One of the most iconic figures of Hollywood’s Golden Age is no longer with us. Today, sultry-voiced actress Lauren Bacall died at the age of 89 after suffering a massive stroke, multiple sources confirm.
Bacall is perhaps best known for her partnership with fellow Hollywood legend Humphrey Bogart, both on-screen and off. In 1944 classic To Have and Have Not, Bacall’s first big screen role (and the one in which she delivered her most iconic line: “You know how to whistle, don’t you, Steve? You just put your lips together and blow”), the sparks between the two ignited one of the film industry’s most enduring love stories. The pair married the next year and went on to star in such 1940s classics as The Big Sleep, Dark Passage and Key Largo, staying together until Bogart’s death in 1957. Bacall was later engaged to Frank Sinatra and married another acting legend, Jason Robards Jr., in 1961, only to divorce him eight years later.
Bacall also flourished in films without Bogart. She’s still considered one of the best film noir actresses, but her comedic chops were put on full display in later titles like How to Marry a Millionaire, Designing Woman and Sex and the Single Girl. Across the board, Bacall was respected as one of Hollywood’s most stunning and spirited starlets, but she also made a splash on Broadway, winning Tony Awards for Applause and Woman of the Year.

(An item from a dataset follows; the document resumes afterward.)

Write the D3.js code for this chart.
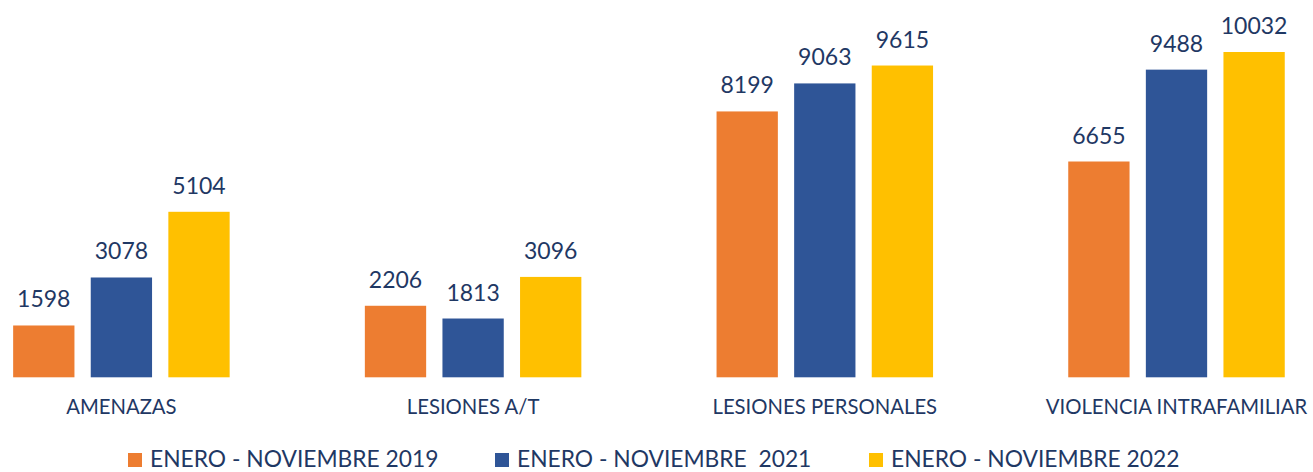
<!DOCTYPE html>
<html>
<head>
<meta charset="utf-8">
<script src="https://cdn.jsdelivr.net/npm/d3@7"></script>
<style>
  html, body { margin: 0; padding: 0; background: #fff; }
  svg { display: block; font-family: Lato, "Open Sans", sans-serif; }
</style>
</head>
<body>
<div id="chart"></div>
<script>
// categories and series
const categories = ["AMENAZAS", "LESIONES A/T", "LESIONES PERSONALES", "VIOLENCIA INTRAFAMILIAR"];
const seriesNames = ["ENERO - NOVIEMBRE 2019", "ENERO - NOVIEMBRE  2021", "ENERO - NOVIEMBRE 2022"];
const values2019 = [1598, 2206, 8199, 6655];
const values2021 = [3078, 1813, 9063, 9488];
const values2022 = [5104, 3096, 9615, 10032];
const colors = ["#ED7D31", "#2F5597", "#FFC000"];

const width = 1313;
const height = 472;
const textColor = "#1F3864";

const svg = d3.select("#chart")
    .append("svg")
    .attr("width", width)
    .attr("height", height);

// build rows from the arrays
const seriesValues = [values2019, values2021, values2022];
const rows = categories.map((c, i) => ({
    cat: c,
    vals: seriesValues.map((s, j) => ({ key: j, value: s[i] }))
}));

// outer band per category (chart is cropped a bit on both sides)
const x0 = d3.scaleBand()
    .domain(categories)
    .range([-54.45, 1352.35])
    .paddingInner(0.3844)
    .paddingOuter(0.1922);

const x1 = d3.scaleBand()
    .domain([0, 1, 2])
    .range([0, x0.bandwidth()])
    .paddingInner(0.21)
    .paddingOuter(0);

const y = d3.scaleLinear()
    .domain([0, 10032])
    .range([377.3, 52]);

const groups = svg.selectAll("g.cat")
    .data(rows)
    .enter().append("g")
    .attr("class", "cat")
    .attr("transform", (d) => "translate(" + x0(d.cat) + ",0)");

groups.selectAll("rect")
    .data((d) => d.vals)
    .enter().append("rect")
    .attr("x", (d) => x1(d.key))
    .attr("y", (d) => y(d.value))
    .attr("width", x1.bandwidth())
    .attr("height", (d) => y(0) - y(d.value))
    .attr("fill", (d) => colors[d.key]);

// value labels above the bars
groups.selectAll("text.val")
    .data((d) => d.vals)
    .enter().append("text")
    .attr("class", "val")
    .attr("x", (d) => x1(d.key) + x1.bandwidth() / 2)
    .attr("y", (d) => y(d.value) - 18)
    .attr("text-anchor", "middle")
    .attr("fill", textColor)
    .style("font-size", "23px")
    .text((d) => d.value);

// category labels
svg.selectAll("text.cat-label")
    .data(categories)
    .enter().append("text")
    .attr("class", "cat-label")
    .attr("x", (d) => x0(d) + x0.bandwidth() / 2)
    .attr("y", 414)
    .attr("text-anchor", "middle")
    .attr("fill", textColor)
    .style("font-size", "20.3px")
    .text((d) => d);

// legend, item starts as in the original layout
const legendX = [128, 495, 869];
const item = svg.append("g").attr("class", "legend")
    .selectAll("g")
    .data(seriesNames)
    .enter().append("g")
    .attr("transform", (d, i) => "translate(" + legendX[i] + ",0)");

item.append("rect")
    .attr("width", 14)
    .attr("height", 14)
    .attr("y", 453)
    .attr("fill", (d, i) => colors[i]);

item.append("text")
    .attr("x", 22)
    .attr("y", 467)
    .attr("fill", textColor)
    .style("font-size", "22.8px")
    .style("white-space", "pre")
    .text((d) => d);
</script>
</body>
</html>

Bacall’s career longevity was impressive; she worked steadily through the ’60s, then experienced a career renaissance in the ’70s thanks to Murder on the Orient Express. As the decades passed by, Bacall consistently took on smaller roles in a variety of projects, stretching all the way up to 2012’s The Forger. Bacall also served as a muse of sorts to Lars von Trier, starring in his films Dogville and Manderlay. In total, she appeared in over 40 movies.
Oddly enough, Bacall never received an Oscar for any of her performances, not even earning a nomination until the 1996 film The Mirror Has Two Faces, in which she played the mother of Barbra Streisand’s protagonist. That same performance won Bacall a Golden Globe award. The Academy of Motion Picture Arts and Sciences did rectify decades of oversight in 2010 by providing Bacall with an honorary Oscar “in recognition of her central place in the Golden Age of motion pictures.”
An inimitable fixture in American pop culture thanks to her distinctively husky voice and talent for playing beautiful and mysterious women of glamor, Lauren Bacall was truly one of the greats.